Author and engineer Jan Erik Sigdell attempts to answer these questions and more in his book Reign of the Annunaki: The Alien Manipulation of Our Spiritual Destiny.
The book attempts to demystify and strengthen the seemingly tenuous connections between several mystical doctrines and their relationship to the Annunaki through metatextual and speculative analysis. I’ve heard everything from intergalactic slavers that created humans to mine monoatomic gold for their dietary consumption to demons hellbent on undermining the word of Christ while on “the weird side of Youtube”, but I have yet to read a text dedicated solely to their emergence and motivations, nor have I spent too much time researching them in my personal life. Even though my experience with this subject is admittedly limited, a vast majority of this information was fresh for me and it is interesting to see how these creatures could be to alluded to in other cultures.
Sigdell is very generous with his metatextual analysis of other scholars (primarily Zecharia Sitchin, Michael Tellinger, and Anton Parks) as well as numerous religious doctrines (the Enuma Elish, Bible, etc) so this piece will serve as an excellent supplemental read for those who wish to continue researching the Annunaki long after they’ve turned the final page of this book. Unfortunately, this is also it’s achilles heel.
Far too much time is spent critiquing and referencing other works. This at times breaks the flow of the prose and feels unnecessary. While I am fully aware that there is a growing and passionate audience for this kind of stuff, it comes across as far too serious and matter of fact, especially for those like myself who are not very knowledgable about this particular topic, but are interested in learning.
The book is at it’s best in my opinion during the last two chapters where he touches on if these beings could still be among us and who benefits from their existence if this is indeed the case. Could something like this be hidden in plain sight? I won’t spoil his conclusion, but he does attempt to bolster his claims and this section feels more personal than the earlier passages.

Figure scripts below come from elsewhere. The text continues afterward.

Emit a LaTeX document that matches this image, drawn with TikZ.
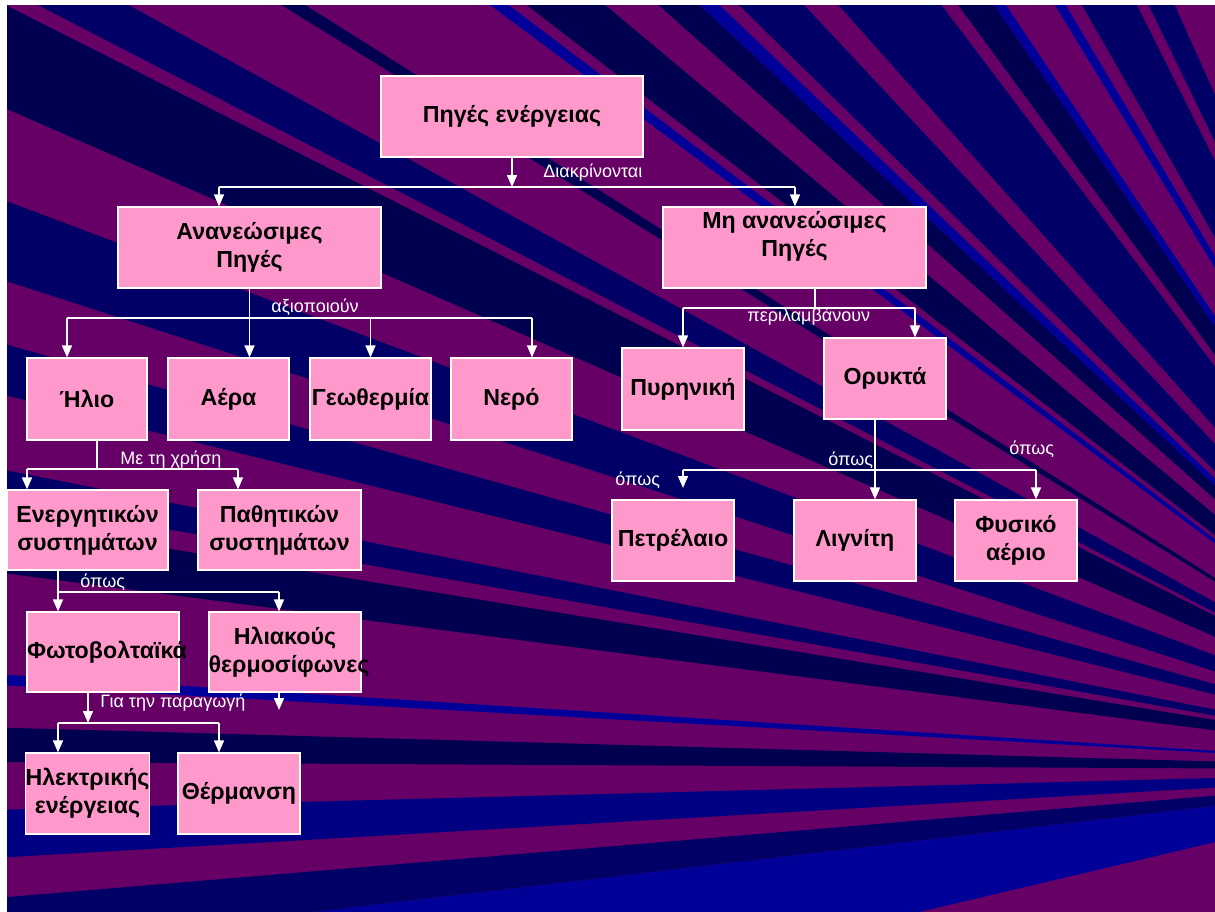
\documentclass[tikz,border=0pt]{standalone}
\usepackage{fontspec}
\setmainfont{Liberation Sans}
\usetikzlibrary{arrows.meta}
\definecolor{bgpurple}{RGB}{102,0,102}
\definecolor{raydark}{RGB}{0,0,80}
\definecolor{raynavy}{RGB}{0,0,102}
\definecolor{raymid}{RGB}{0,0,130}
\definecolor{rayblue}{RGB}{0,0,153}
\definecolor{boxpink}{RGB}{255,153,204}
\tikzset{
  box/.style 2 args={draw=white, line width=0.6pt, fill=boxpink, inner sep=0pt,
    font=\bfseries\fontsize{11.6}{14}\selectfont, align=center,
    minimum width=#1*0.5pt, minimum height=#2*0.5pt},
  wire/.style={draw=white, line width=0.7pt},
  arr/.style={wire, -{Triangle[length=6pt,width=5pt]}},
  lbl/.style={text=white, inner sep=0pt, anchor=west, font=\fontsize{9}{10}\selectfont}
}
\begin{document}
\begin{tikzpicture}[x=0.5pt,y=-0.5pt]
\useasboundingbox (0,0) rectangle (1215,911);
\fill[white] (0,0) rectangle (1215,911);
\begin{scope}
  \clip (7,5) rectangle (1230,925);
  \fill[bgpurple] (7,5) rectangle (1230,925);
  \foreach \a/\b/\c in {166.7/173.3/rayblue, 173.3/175.2/raynavy, 176.7/178.5/raymid,
      180.3/181.6/raydark, 183.2/183.6/rayblue, 187.4/189.3/raydark, 190.1/191.2/raynavy,
      193.9/195.7/raynavy, 197.9/200.6/raynavy, 203.6/206.8/raydark, 207.3/208.8/raynavy,
      211.7/212.2/raydark, 216.6/217.1/rayblue, 217.6/219.9/raydark, 221.6/223.0/raydark,
      223.0/223.7/rayblue, 224.4/226.9/raynavy, 228.3/232.9/raynavy, 233.7/235.5/raydark,
      235.5/236.1/rayblue, 238.7/239.3/rayblue, 240.2/243.4/raynavy, 244.1/245.7/raynavy}
    \fill[\c] (1520,770) -- +(\a:2400) -- +(\b:2400) -- cycle;
\end{scope}

\node[box={262}{81}] (src) at (512,116.5) {Πηγές ενέργειας};
\node[box={263}{81}] (ren) at (249.5,247.5) {Ανανεώσιμες\\Πηγές};
\node[box={263}{81}] (nren) at (794.5,247.5) {Μη ανανεώσιμες\\Πηγές\\{}};
\node[box={120}{82}] (sun) at (87,399) {Ήλιο};
\node[box={121}{82}] (air) at (228.5,399) {Αέρα};
\node[box={121}{82}] (geo) at (370.5,399) {Γεωθερμία};
\node[box={121}{82}] (water) at (511.5,399) {Νερό};
\node[box={122}{82}] (nuc) at (683,389) {Πυρηνική};
\node[box={122}{81}] (fos) at (885,378.5) {Ορυκτά};
\node[box={122}{81}] (oil) at (673,540.5) {Πετρέλαιο};
\node[box={122}{81}] (lig) at (855,540.5) {Λιγνίτη};
\node[box={122}{81}] (gas) at (1016,540.5) {Φυσικό\\αέριο};
\node[box={161}{80}] (act) at (87.5,530) {Ενεργητικών\\συστημάτων};
\node[box={163}{80}] (pas) at (279.5,530) {Παθητικών\\συστημάτων};
\node[box={152}{80}] (pv) at (103,652) {\makebox[0pt]{\hspace{4pt}Φωτοβολταϊκά}};
\node[box={152}{80}] (thermo) at (285,652) {Ηλιακούς\\\makebox[0pt]{\hspace{4pt}θερμοσίφωνες}};
\node[box={121}{81}] (elec) at (87.5,793.5) {Ηλεκτρικής\\ενέργειας};
\node[box={122}{81}] (heat) at (239,793.5) {Θέρμανση};

\coordinate (b1l) at (219,187);
\coordinate (b1r) at (795,187);
\draw[arr] (src.south) -- (src.south |- b1l);
\draw[wire] (b1l) -- (b1r);
\draw[arr] (b1l) -- (b1l |- ren.north);
\draw[arr] (b1r) -- (b1r |- nren.north);
\node[lbl] (l1) at (543,173) {Διακρίνονται};

\coordinate (b2l) at (67,318);
\coordinate (b2r) at (532,318);
\draw[arr] (ren.south) -- (ren.south |- air.north);
\draw[wire] (b2l) -- (b2r);
\draw[arr] (b2l) -- (b2l |- sun.north);
\draw[arr] (geo.north |- b2l) -- (geo.north);
\draw[arr] (b2r) -- (b2r |- water.north);
\node[lbl] (l2) at (271,307) {αξιοποιούν};

\coordinate (b3m) at (815,308);
\coordinate (b3l) at (683,308);
\coordinate (b3r) at (915,308);
\draw[wire] (b3m |- nren.south) -- (b3m);
\draw[wire] (b3l) -- (b3r);
\draw[arr] (b3l) -- (nuc.north);
\draw[arr] (b3r) -- (b3r |- fos.north);
\node[lbl] (l3) at (747,317) {περιλαμβάνουν};

\coordinate (b4m) at (875,470);
\coordinate (b4l) at (683,470);
\coordinate (b4r) at (1036,470);
\coordinate (oilend) at (683,488);
\draw[arr] (b4m |- fos.south) -- (b4m |- lig.north);
\draw[wire] (b4l) -- (b4r);
\draw[arr] (b4l) -- (oilend);
\draw[arr] (b4r) -- (b4r |- gas.north);
\node[lbl] (l4) at (615,480) {όπως};
\node[lbl] (l5) at (828,460) {όπως};
\node[lbl] (l6) at (1009,449) {όπως};

\coordinate (b5m) at (97,469);
\coordinate (b5l) at (27,469);
\coordinate (b5r) at (238,469);
\draw[wire] (b5m |- sun.south) -- (b5m);
\draw[wire] (b5l) -- (b5r);
\draw[arr] (b5l) -- (b5l |- act.north);
\draw[arr] (b5r) -- (b5r |- pas.north);
\node[lbl] (l7) at (120,460) {Με τη χρήση};

\coordinate (b6l) at (58,592);
\coordinate (b6r) at (279,592);
\draw[wire] (b6l |- act.south) -- (b6l);
\draw[wire] (b6l) -- (b6r);
\draw[arr] (b6l) -- (b6l |- pv.north);
\draw[arr] (b6r) -- (b6r |- thermo.north);
\node[lbl] (l8) at (80,582) {όπως};

\coordinate (b7m) at (88,723);
\coordinate (b7l) at (58,723);
\coordinate (b7r) at (219,723);
\coordinate (thend) at (279,710);
\draw[arr] (b7m |- pv.south) -- (b7m);
\draw[wire] (b7l) -- (b7r);
\draw[arr] (b7l) -- (b7l |- elec.north);
\draw[arr] (b7r) -- (b7r |- heat.north);
\draw[arr] (thend |- thermo.south) -- (thend);
\node[lbl] (l9) at (100,703) {Για την παραγωγή};
\end{tikzpicture}
\end{document}
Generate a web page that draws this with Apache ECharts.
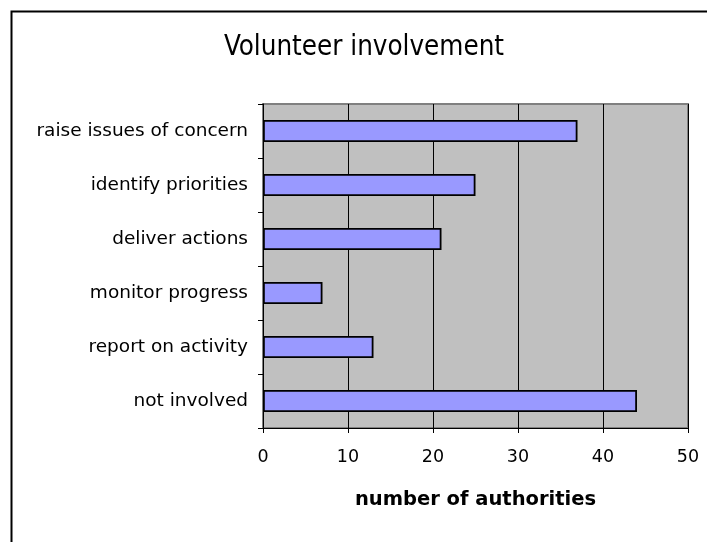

As a nexus for cross-referencing or as an introduction to the Annunaki, I doubt it gets much better or succinct than this (using the literary medium anyway), but be prepared to seek out other resources if you truly want to delve into the nature of this subject. While I appreciated how brisk this title is, it’s leanness can be a deterrent for those who are well versed in the subject or in search of something with a bit more heft. The somewhat unnecessary dissections of other scholars can be seen as a distraction or attempt to pad the length of this one. It is also worth noting that Sigdell is a proponent of Christianity (particularly Gnosticism) so those looking for a more objective read, may be dissatisfied with it’s conclusion.